Mutual Industries Geotextile for Longevity
Here’s an option you might not have considered: non-woven geotextile fabric. This is the heavy-duty black fabric used in landscaping and construction for drainage and stabilization. Its properties make it a fantastic, albeit unconventional, manure pile cover.
Geotextile fabric is incredibly tough and puncture-resistant. More importantly, it’s permeable. It allows water to slowly percolate through, but it sheds heavy downpours effectively, preventing the pile from becoming saturated. It also breathes exceptionally well, promoting aerobic conditions and minimizing odor. Because it’s designed to be buried, it has excellent UV stability and will last for many, many years.
The downside is that it can be heavy and is more expensive upfront than a standard tarp. You’ll also need to source it from a landscape supply or construction materials company. But if your goal is to buy a cover once and have it last a decade, geotextile fabric is a robust and highly effective solution.
The Wood Chip & Straw Cover: A Natural Method
Sometimes the best solution doesn’t come on a roll. A thick, 6- to 12-inch layer of high-carbon "brown" material like wood chips or old straw can serve as an excellent natural cover, or "biofilter." This organic cap works by absorbing excess moisture and trapping odor-causing compounds before they escape.
This method has several benefits. It utilizes materials you may already have on your property, and the cover itself becomes part of the composting process over time. As you turn the pile, the carbon-rich cover gets mixed in, helping to balance the nitrogen-rich manure and accelerating decomposition. It’s a beautifully simple, closed-loop system.

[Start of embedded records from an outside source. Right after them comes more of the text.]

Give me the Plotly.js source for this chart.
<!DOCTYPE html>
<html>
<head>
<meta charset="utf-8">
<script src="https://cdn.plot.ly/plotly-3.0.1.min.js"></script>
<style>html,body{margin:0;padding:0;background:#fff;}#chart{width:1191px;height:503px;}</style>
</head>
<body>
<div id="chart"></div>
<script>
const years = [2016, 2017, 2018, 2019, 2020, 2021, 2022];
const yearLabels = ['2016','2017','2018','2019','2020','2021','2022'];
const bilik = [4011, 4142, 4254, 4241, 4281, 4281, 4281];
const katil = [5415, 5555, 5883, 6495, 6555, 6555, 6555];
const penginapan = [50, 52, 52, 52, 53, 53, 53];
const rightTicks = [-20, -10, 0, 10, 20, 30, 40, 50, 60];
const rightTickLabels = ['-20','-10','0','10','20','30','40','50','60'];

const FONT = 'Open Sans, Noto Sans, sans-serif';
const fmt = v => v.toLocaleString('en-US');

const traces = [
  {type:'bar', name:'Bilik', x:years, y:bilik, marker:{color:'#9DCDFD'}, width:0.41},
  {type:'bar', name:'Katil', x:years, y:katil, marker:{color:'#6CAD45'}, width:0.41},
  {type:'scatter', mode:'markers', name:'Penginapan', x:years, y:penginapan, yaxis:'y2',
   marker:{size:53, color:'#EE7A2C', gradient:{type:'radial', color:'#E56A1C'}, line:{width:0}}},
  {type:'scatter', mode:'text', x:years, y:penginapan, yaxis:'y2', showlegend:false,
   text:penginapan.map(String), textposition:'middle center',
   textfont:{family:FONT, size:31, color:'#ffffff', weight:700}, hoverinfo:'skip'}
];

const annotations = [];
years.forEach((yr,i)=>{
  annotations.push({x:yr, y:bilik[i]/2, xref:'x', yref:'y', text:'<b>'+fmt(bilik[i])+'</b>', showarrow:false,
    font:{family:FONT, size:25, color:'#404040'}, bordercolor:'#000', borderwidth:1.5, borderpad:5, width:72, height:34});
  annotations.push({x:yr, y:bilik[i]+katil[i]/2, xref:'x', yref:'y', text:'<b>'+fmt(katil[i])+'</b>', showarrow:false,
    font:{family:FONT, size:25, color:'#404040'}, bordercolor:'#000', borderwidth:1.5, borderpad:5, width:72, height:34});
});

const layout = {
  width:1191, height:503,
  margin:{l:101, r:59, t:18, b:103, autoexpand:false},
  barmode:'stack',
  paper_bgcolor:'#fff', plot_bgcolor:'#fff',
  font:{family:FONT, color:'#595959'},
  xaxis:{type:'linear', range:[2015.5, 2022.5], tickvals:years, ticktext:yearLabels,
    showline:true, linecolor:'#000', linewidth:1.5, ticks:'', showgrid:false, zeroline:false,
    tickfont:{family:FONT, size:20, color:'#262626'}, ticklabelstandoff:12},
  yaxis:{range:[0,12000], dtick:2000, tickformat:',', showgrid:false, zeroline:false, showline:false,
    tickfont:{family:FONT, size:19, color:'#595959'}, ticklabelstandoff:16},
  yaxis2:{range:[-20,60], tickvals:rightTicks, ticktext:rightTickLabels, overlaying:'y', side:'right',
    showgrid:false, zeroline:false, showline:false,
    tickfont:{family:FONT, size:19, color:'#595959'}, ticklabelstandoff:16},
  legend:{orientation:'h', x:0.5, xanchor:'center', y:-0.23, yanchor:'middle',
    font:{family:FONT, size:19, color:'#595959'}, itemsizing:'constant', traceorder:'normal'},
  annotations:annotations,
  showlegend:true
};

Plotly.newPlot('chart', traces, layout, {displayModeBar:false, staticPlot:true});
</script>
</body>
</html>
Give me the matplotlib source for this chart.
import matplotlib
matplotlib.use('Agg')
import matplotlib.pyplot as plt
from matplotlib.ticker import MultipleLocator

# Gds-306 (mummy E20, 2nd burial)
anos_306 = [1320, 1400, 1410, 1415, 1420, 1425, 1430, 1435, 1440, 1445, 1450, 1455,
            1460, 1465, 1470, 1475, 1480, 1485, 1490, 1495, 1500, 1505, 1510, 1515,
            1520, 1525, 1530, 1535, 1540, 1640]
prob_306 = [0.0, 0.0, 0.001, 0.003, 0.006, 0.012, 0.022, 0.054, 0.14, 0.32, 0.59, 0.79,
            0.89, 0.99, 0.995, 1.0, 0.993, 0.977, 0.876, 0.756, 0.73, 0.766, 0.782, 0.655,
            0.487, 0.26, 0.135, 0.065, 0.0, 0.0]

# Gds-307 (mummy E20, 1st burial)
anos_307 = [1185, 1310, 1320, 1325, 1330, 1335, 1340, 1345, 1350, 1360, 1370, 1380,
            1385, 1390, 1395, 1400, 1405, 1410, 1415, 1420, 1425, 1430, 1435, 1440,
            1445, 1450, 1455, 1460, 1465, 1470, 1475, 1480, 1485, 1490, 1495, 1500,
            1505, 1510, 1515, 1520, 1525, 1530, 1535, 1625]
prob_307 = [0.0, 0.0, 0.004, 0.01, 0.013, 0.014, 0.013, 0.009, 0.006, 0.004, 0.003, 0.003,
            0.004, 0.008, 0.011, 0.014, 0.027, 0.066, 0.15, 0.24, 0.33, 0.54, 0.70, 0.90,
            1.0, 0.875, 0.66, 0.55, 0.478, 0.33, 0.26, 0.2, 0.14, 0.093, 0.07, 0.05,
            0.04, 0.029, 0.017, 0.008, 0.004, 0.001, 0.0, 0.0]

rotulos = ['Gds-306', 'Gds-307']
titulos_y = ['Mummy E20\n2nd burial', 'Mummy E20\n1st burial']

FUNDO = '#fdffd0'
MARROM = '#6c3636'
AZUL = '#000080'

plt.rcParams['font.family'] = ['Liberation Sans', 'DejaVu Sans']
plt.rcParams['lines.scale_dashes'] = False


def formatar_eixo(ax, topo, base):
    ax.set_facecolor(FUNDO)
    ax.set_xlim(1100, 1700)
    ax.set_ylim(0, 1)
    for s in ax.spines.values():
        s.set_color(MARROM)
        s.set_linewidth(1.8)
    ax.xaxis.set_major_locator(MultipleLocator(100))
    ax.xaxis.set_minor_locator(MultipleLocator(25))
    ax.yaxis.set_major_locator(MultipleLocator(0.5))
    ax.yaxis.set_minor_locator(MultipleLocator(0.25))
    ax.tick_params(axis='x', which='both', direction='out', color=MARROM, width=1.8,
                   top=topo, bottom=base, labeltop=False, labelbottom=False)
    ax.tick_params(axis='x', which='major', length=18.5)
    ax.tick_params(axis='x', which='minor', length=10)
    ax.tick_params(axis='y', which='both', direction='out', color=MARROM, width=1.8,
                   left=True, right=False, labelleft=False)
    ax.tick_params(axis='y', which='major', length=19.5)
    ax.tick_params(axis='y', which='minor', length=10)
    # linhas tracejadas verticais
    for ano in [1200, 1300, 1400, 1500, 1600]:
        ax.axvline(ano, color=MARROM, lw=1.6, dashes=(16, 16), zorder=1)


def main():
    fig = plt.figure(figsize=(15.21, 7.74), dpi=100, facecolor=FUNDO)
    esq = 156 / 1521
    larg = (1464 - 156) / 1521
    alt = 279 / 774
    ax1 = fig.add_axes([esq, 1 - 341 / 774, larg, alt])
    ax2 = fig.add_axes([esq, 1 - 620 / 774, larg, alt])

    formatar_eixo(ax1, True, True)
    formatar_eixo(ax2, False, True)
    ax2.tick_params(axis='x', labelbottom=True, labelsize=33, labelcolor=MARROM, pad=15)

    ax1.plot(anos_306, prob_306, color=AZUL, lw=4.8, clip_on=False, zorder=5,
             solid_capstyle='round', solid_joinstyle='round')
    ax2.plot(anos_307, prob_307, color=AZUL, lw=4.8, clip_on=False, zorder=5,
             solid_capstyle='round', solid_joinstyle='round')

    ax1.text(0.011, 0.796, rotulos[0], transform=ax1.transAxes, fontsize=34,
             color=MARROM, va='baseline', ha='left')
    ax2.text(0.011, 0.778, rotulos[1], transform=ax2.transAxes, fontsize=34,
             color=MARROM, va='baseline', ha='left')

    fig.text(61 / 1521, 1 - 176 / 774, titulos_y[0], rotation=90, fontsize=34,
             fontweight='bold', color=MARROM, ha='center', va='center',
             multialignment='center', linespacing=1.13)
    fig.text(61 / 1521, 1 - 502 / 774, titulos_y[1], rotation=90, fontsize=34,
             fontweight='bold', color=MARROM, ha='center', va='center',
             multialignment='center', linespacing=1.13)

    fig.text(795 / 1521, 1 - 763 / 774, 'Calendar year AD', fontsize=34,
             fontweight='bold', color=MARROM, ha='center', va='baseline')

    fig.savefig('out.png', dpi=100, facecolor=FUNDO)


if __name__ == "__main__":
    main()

The main challenge is maintaining a thick enough layer. The biofilter can break down or get compacted by heavy rain, requiring you to add more material periodically. It’s also less effective at shedding a deluge than a waterproof tarp. However, for those committed to natural methods and who have access to the materials, it’s an elegant and highly effective way to control odor while building better soil.

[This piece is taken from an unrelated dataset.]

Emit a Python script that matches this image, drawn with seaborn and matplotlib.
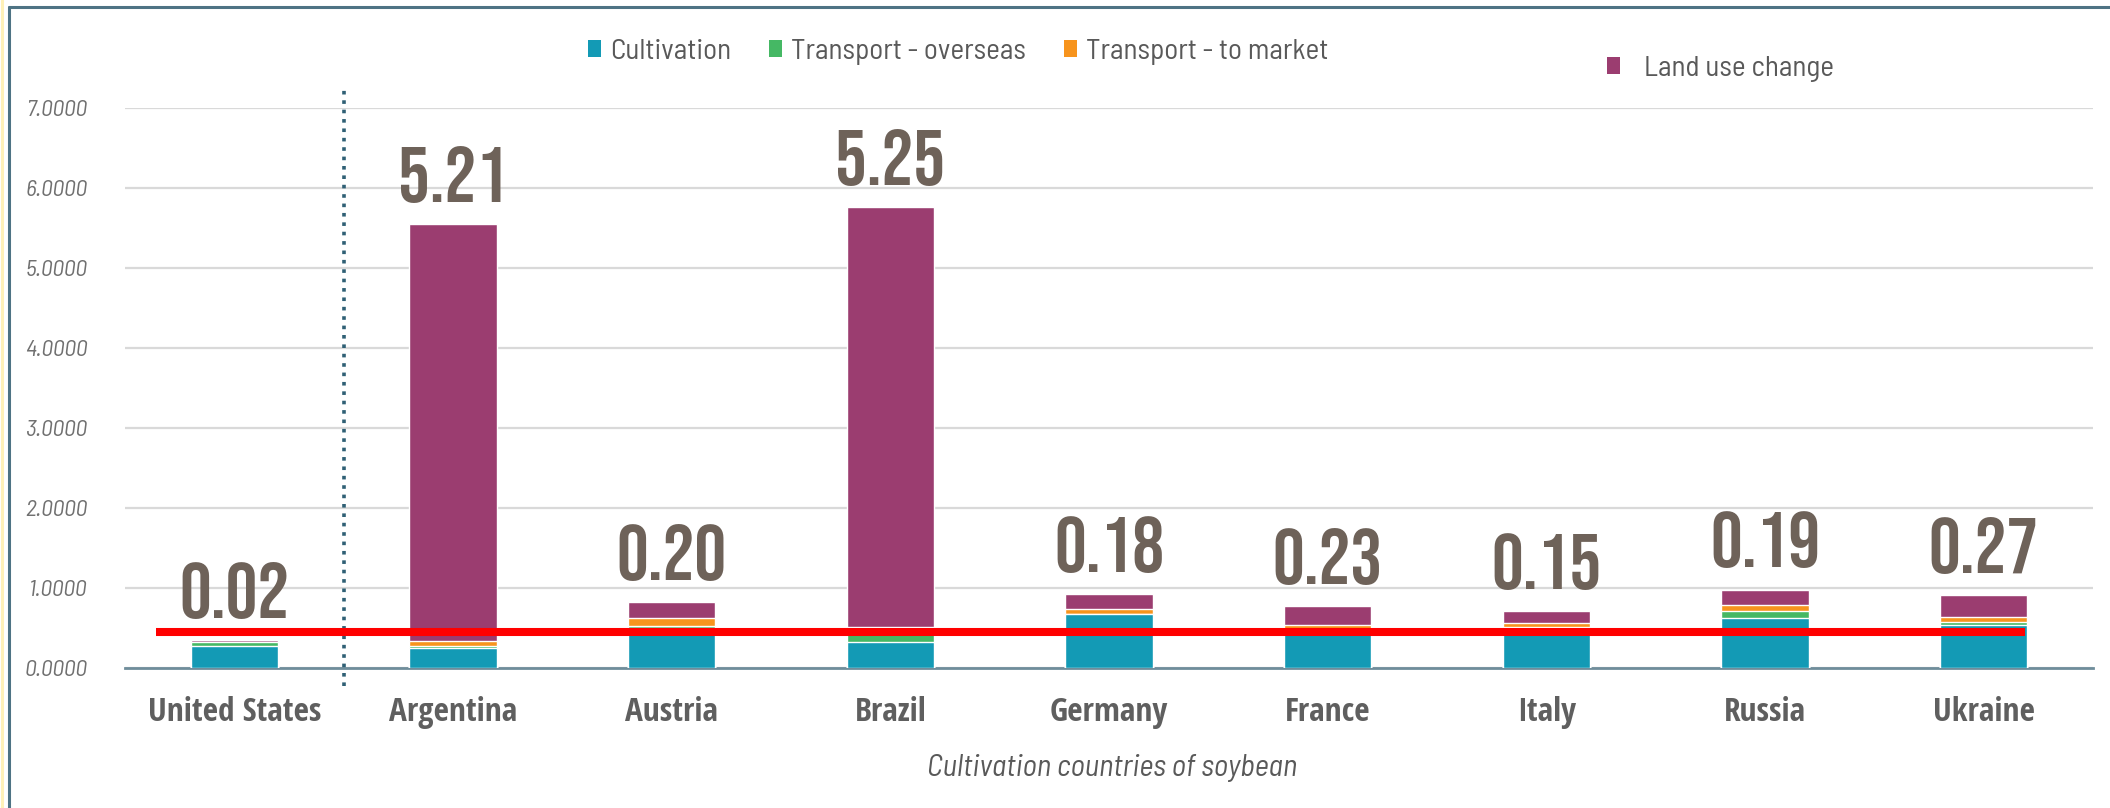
import matplotlib
matplotlib.use("Agg")
import matplotlib.pyplot as plt
from matplotlib import font_manager
from matplotlib.patches import Patch
from matplotlib.lines import Line2D
import numpy as np
import pandas as pd
import seaborn as sns

# Values
countries = ["United States", "Argentina", "Austria", "Brazil", "Germany",
             "France", "Italy", "Russia", "Ukraine"]
cultivation = [0.28, 0.25, 0.50, 0.33, 0.67, 0.48, 0.49, 0.62, 0.54]
transport_overseas = [0.04, 0.03, 0.03, 0.10, 0.01, 0.01, 0.02, 0.09, 0.04]
transport_market = [0.01, 0.06, 0.09, 0.08, 0.06, 0.05, 0.05, 0.08, 0.06]
land_use_change = [0.02, 5.21, 0.20, 5.25, 0.18, 0.23, 0.15, 0.19, 0.27]
threshold = 0.45

series_names = ["Cultivation", "Transport - overseas", "Transport - to market", "Land use change"]
colors = ["#139ab5", "#45b864", "#f7941d", "#9b3d70"]

sns.set_theme(style="white")
installed = {f.name for f in font_manager.fontManager.ttflist}


def pick(*names):
    for n in names:
        if n in installed:
            return n
    return "DejaVu Sans"


big_font = pick("Bebas Neue", "Oswald", "Barlow Condensed")
bold_font = pick("Open Sans Condensed", "Barlow Semi Condensed", "Asap Condensed")
light_font = pick("Barlow Semi Condensed", "Asap Condensed", "Archivo Narrow")
plt.rcParams["font.family"] = [light_font, "DejaVu Sans"]

df = pd.DataFrame({
    "country": countries,
    "Cultivation": cultivation,
    "Transport - overseas": transport_overseas,
    "Transport - to market": transport_market,
    "Land use change": land_use_change,
})
# cumulative tops for stacking
cum = df[series_names].cumsum(axis=1)
cum["country"] = df["country"]

fig = plt.figure(figsize=(21.1, 8.08), dpi=100)
ax = fig.add_axes([125 / 2110, 1 - 668 / 808, 1968 / 2110, 560 / 808])

# draw tallest layer first, then overdraw lower layers
for name, col in zip(series_names[::-1], colors[::-1]):
    sns.barplot(data=cum, x="country", y=name, order=countries, color=col,
                width=0.4, saturation=1, ax=ax, zorder=3)

ax.set_xlim(-0.5, len(countries) - 0.5)
ax.set_ylim(0, 7)
ax.set_yticks(np.arange(0, 8, 1))
ax.set_yticklabels([f"{v:.4f}" for v in np.arange(0, 8, 1)], fontstyle="italic",
                   fontweight="normal", fontsize=17, color="#707070")
ax.tick_params(axis="y", length=0, pad=27)
ax.tick_params(axis="x", length=0, pad=20)
for lbl in ax.get_xticklabels():
    lbl.set_fontfamily([bold_font, "DejaVu Sans"])
    lbl.set_fontweight("bold")
    lbl.set_fontsize(24)
    lbl.set_color("#5f5f5f")

ax.yaxis.grid(True, color="#d9d9d9", linewidth=1.6, zorder=0)
ax.set_axisbelow(True)
for s in ["top", "right", "left"]:
    ax.spines[s].set_visible(False)
ax.spines["bottom"].set_color("#6f8d9b")
ax.spines["bottom"].set_linewidth(2)
ax.set_ylabel("")
ax.set_xlabel("")

# separator between United States and the rest
ax.plot([0.5, 0.5], [-0.23, 7.22], linestyle=(0, (1, 1.6)), linewidth=2.6,
        color="#2f6075", clip_on=False, zorder=4)

# red threshold line
ax.plot([-0.36, 8.19], [threshold, threshold], color="#ff0000", linewidth=5.8,
        solid_capstyle="butt", zorder=5)

# land use change labels above the bars
big_size = 57 if big_font == "Bebas Neue" else 48
totals = cum["Land use change"].values
for i, (t, v) in enumerate(zip(totals, land_use_change)):
    ax.annotate(f"{v:.2f}", (i, t), xytext=(0, 16), textcoords="offset points",
                ha="center", va="baseline", fontsize=big_size, fontweight="bold",
                family=[big_font, "DejaVu Sans"], color="#6e6259", zorder=6)

fig.text(1112 / 2110, 1 - 768 / 808, "Cultivation countries of soybean",
         ha="center", va="center", fontsize=22, fontstyle="italic",
         fontweight="normal", color="#595959")

# legends
h1 = [Patch(facecolor=c, edgecolor="none") for c in colors[:3]]
fig.legend(h1, series_names[:3], loc="center left",
           bbox_to_anchor=(562 / 2110, 1 - 52 / 808), ncol=3, frameon=False,
           prop={"family": [light_font], "size": 21}, handlelength=0.45,
           handleheight=0.5, handletextpad=0.3, columnspacing=1.3,
           labelcolor="#595959")
h2 = [Patch(facecolor=colors[3], edgecolor="none")]
fig.legend(h2, series_names[3:], loc="center left",
           bbox_to_anchor=(1581 / 2110, 1 - 69 / 808), frameon=False,
           prop={"family": [light_font], "size": 21}, handlelength=0.45,
           handleheight=0.5, handletextpad=0.8, labelcolor="#595959")

# outer frame lines
fig.add_artist(Line2D([9 / 2110, 1], [1 - 7 / 808, 1 - 7 / 808], color="#4e7384",
                      linewidth=2.2, transform=fig.transFigure))
fig.add_artist(Line2D([9 / 2110, 9 / 2110], [0, 1 - 7 / 808], color="#4e7384",
                      linewidth=2.2, transform=fig.transFigure))
fig.add_artist(Line2D([1.5 / 2110, 1.5 / 2110], [0, 1], color="#fff1b8",
                      linewidth=2.2, transform=fig.transFigure))

fig.savefig("out.png", dpi=100)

Beyond Covers: Other Manure Odor Control Tips
A cover is your best tool, but it’s not the only one. Effective odor control is about managing the entire system, not just throwing a tarp over a problem. Where you build your pile and what you put in it matter just as much.
Start with location. Place your pile as far from your neighbors (and your own house) as is practical. Avoid low-lying, wet areas where water will pool. Good drainage and airflow are your allies.
Next, think about your carbon-to-nitrogen ratio. Manure is pure nitrogen ("greens"). Odor happens when there’s not enough carbon ("browns") to balance it. For every bucket of manure you add, add a bucket of something brown.
- Wood shavings from stalls
- Old hay or straw
- Shredded leaves
- Wood chips
Finally, manage moisture. The ideal compost pile is damp like a wrung-out sponge, not soaking wet. A good cover is your primary tool for this, but if the manure is already saturated (from a muddy paddock, for instance), mix in dry carbon materials to absorb the excess moisture before you cover it. A balanced, well-located, and properly covered pile is a happy pile—and leads to happy neighbors.
Choosing the right cover comes down to your specific needs, budget, and climate. Whether you opt for a high-tech fleece, a durable silage tarp, or a simple layer of straw, the act of covering your manure is a fundamental step toward responsible farming. It’s a small effort that preserves nutrients, reduces pests, and proves that good fences—and good pile covers—make the best neighbors.